Hawaii will require sixth-graders to get the HPV vaccine and other immunizations before the start of the next school year, health officials said.
More than 13,200 sixth-grade students in public schools, including charters, will be affected by the new rule, the Honolulu Star-Advertiser reported Thursday.
Parents risk the exclusion of their children from middle school enrollment without the immunizations, officials said.
Parents will need to provide proof a child received one dose each of the tetanus, diphtheria, whooping cough and meningococcal conjugate vaccines, officials said.
Students also will need proof of two doses, given six months apart, of the vaccine against HPV, a common sexually transmitted disease that can cause cervical and other types of cancer, officials said.

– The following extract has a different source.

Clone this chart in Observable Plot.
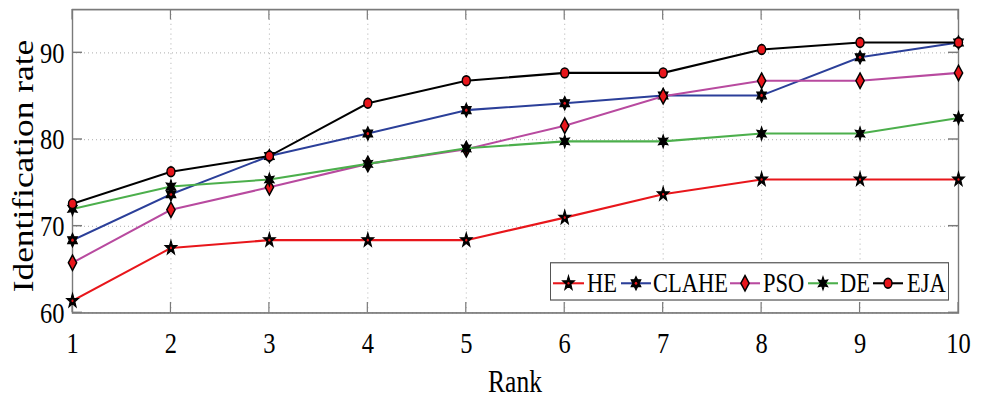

The requirement does not apply to children in higher grades.
Beginning July 1, however, the state will require additional immunizations for students entering child care, preschool, kindergarten, seventh grade and postsecondary schools, officials said.
HPV infects nearly 80 million Americans, and health officials project more than 41,000 cases of new diagnoses of HPV-related cancers annually.
A 2018 study by the University of Hawaii's Office of Public Health Studies found only 35% of girls and 19% of boys had received the recommended HPV vaccine shots. Some parents are concerned that the vaccine could contribute to promiscuity, the study authors said.
"Like in anything brand new, there's always going to be pushback," said Ronald Balajadia of the Hawaii Department of Health's immunization branch. "The issue more than anything else is that we're talking about disease and we're talking about trying to prevent cancer."